DATA PROVIDED ->
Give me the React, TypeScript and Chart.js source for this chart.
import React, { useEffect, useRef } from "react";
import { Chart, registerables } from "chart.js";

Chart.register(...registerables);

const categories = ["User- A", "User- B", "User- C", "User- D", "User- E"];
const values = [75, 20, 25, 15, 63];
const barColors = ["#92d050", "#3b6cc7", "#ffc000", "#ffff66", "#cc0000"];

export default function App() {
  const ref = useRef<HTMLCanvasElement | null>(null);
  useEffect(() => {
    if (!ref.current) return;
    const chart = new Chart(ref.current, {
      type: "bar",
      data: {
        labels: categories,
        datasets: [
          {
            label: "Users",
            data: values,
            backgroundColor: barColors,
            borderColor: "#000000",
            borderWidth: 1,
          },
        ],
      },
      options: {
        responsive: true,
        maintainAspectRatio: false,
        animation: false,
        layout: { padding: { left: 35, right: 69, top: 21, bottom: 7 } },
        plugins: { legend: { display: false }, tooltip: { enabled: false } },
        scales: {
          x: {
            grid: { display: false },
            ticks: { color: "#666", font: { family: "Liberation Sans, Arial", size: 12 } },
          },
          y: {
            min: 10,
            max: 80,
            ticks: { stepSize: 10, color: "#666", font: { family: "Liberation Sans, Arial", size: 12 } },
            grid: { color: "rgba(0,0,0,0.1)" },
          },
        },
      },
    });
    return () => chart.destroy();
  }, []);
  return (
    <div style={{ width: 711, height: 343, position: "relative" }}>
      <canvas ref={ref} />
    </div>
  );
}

---

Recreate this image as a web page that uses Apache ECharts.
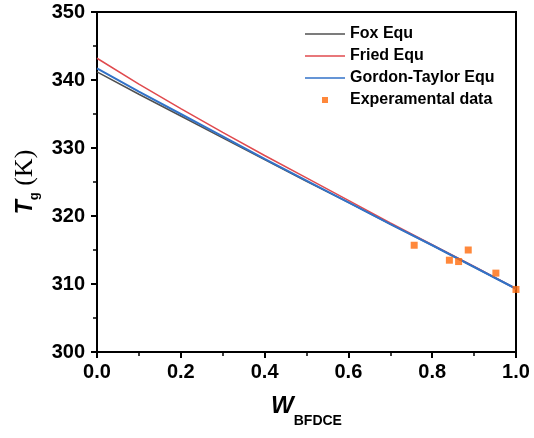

AIM OF THE EXERCISE ->
Proceeding from the line containing "Give me the" through the line containing "Chart.register(...registerables);", transcribe the lines above exactly, both end lines included.

SOLUTION FOR THIS PROBLEM ->
Give me the React, TypeScript and Chart.js source for this chart.
import React, { useEffect, useRef } from "react";
import { Chart, registerables } from "chart.js";

Chart.register(...registerables);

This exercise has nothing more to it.